I used to struggle with writer’s block a lot when I was younger. And then I read or heard somewhere that writer’s block is a result of not knowing where you’re going with the story. That’s when I started to plot out my stories and that has helped so much. Another thing that has helped is that I usually work on 2 or more books at a time. That way, if I’m not connecting with one book, I can go work on another. If I’m blocked on that one, too, then I’m probably just tired and need a break. So I go do something else for a while. Baking, crocheting, painting, reading, bubble baths, walking or swimming usually help me loosen up my mind.
What advice would you give to aspiring non-fiction writers?
- In the beginning of your journey, read all the books on the writing craft that you can find, join a writing group, connect with a mentor, and take writing courses. There are many online and community-based groups and programs that are low cost or free. Writing groups, especially the in-person variety, give you a safe place to fail. And you need to fail. It sounds contradictory, but failure is actually a good thing if you learn from it, grow from it, use it to improve your work, and as long as you don’t let failure intimidate you. You have to keep trying. Some writers get rejected dozens of times before getting accepted.

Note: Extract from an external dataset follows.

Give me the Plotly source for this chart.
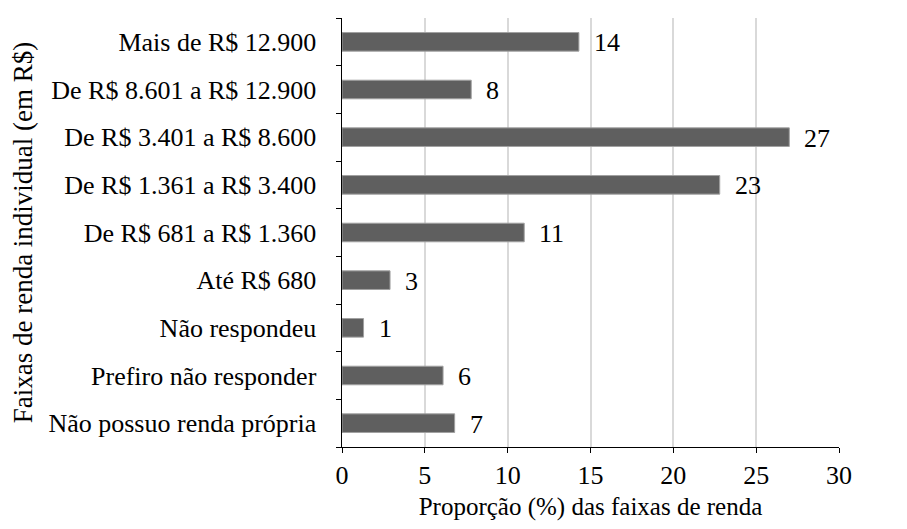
import plotly.graph_objects as go

# faixas de renda, de baixo para cima
categories = [
    "Não possuo renda própria",
    "Prefiro não responder",
    "Não respondeu",
    "Até R$ 680",
    "De R$ 681 a R$ 1.360",
    "De R$ 1.361 a R$ 3.400",
    "De R$ 3.401 a R$ 8.600",
    "De R$ 8.601 a R$ 12.900",
    "Mais de R$ 12.900",
]
proportions = [6.8, 6.1, 1.3, 2.9, 11.0, 22.8, 27.0, 7.8, 14.3]
labels = ["7", "6", "1", "3", "11", "23", "27", "8", "14"]
x_ticks = [0, 5, 10, 15, 20, 25, 30]

FONT = "Liberation Serif"
tick_font = dict(family=FONT, size=26, color="#000000")

fig = go.Figure()
fig.add_bar(
    x=proportions,
    y=categories,
    orientation="h",
    width=0.39,
    marker=dict(color="#5f5f5f", line=dict(color="#a0a0a0", width=1)),
    hoverinfo="x+y",
)

for cat, val, lab in zip(categories, proportions, labels):
    fig.add_annotation(
        x=val, y=cat, text=lab, showarrow=False,
        xanchor="left", xshift=13, yshift=-1,
        font=tick_font,
    )

fig.update_layout(
    width=907,
    height=529,
    margin=dict(l=334, r=76, t=10, b=90),
    plot_bgcolor="white",
    paper_bgcolor="white",
    showlegend=False,
    font=tick_font,
)
fig.update_xaxes(
    range=[0, 30],
    tickvals=x_ticks,
    tickfont=tick_font,
    showgrid=True,
    gridcolor="#d9d9d9",
    gridwidth=1.5,
    zeroline=False,
    showline=True,
    linecolor="#000000",
    linewidth=1,
    ticks="outside",
    ticklen=5,
    tickcolor="#000000",
    title=dict(text="Proporção (%) das faixas de renda",
               font=dict(family=FONT, size=25, color="#000000"), standoff=8),
)
fig.update_yaxes(
    categoryorder="array",
    categoryarray=categories,
    tickfont=tick_font,
    showgrid=False,
    showline=True,
    linecolor="#000000",
    linewidth=1,
    ticks="outside",
    ticklen=5,
    tickcolor="#000000",
    tickson="boundaries",
    ticksuffix="   ",
    title=dict(text="Faixas de renda individual (em R$)",
               font=dict(family=FONT, size=27, color="#000000"), standoff=9),
)

fig.write_html("out.html")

- You’re not a writer unless you’re writing. Get in the seat and start writing. Even though I don’t have a ritual right now, in the beginning I did. I tried writing first thing in the morning. I made myself write every day, even if all I wrote was a single sentence. I kept doing those things until I developed the discipline.
- Understand why you want to write. If it’s to get rich or famous, you will very likely be gravely disappointed. You have to love the work for the sake of the work. Most writers work other jobs.
- Read everything you can get your hands on—especially in the genre you want to write in—but books outside your genre will help your writing, too.
- Everything you write is NOT gold. Edit and revise without mercy.
- Let the first draft be junk. It’s called first draft for a reason and that’s what revision is for. Just get it written.
- For the beginning writer, find different authors you like and imitate their writing style when you write. It will help you find and develop your unique voice.
- For those hoping to go pro: When you submit to an agent or publisher, thoroughly read and follow the submission guidelines. And do your research. Understand how to write query letters and what genres the agent/publisher represents, etc.
- If you’re serious about writing find an excellent critique partner who will tell you the truth about your writing—not what you want to hear but what you need to hear. They are rare, but invaluable.
Thank you, author Michelle, for your insightful answers!
About the Book
Rook Campbell is broke, divorced, jobless, and in desperate need of steady employment, which is hard to come by in the small town of Rothdale, Kentucky. With the help of her friend and neighbor Bryan, she lands a good job at the Four Wild Horses Distillery and meets an attractive co-worker with lots of dating potential. Her life is finally headed in the right direction until a co-worker dies under suspicious circumstances and a shipment of rare small-batch bourbon goes missing. Worse, her personal life begins to unravel as her beloved grandmother falls ill. Normally she can depend on her ex, Cam, for help, but his new fiancée’s jealousy is getting in the way. As the body count rises, Rook becomes ensnared in discovering who’s committing the crimes—or she might be the next to die.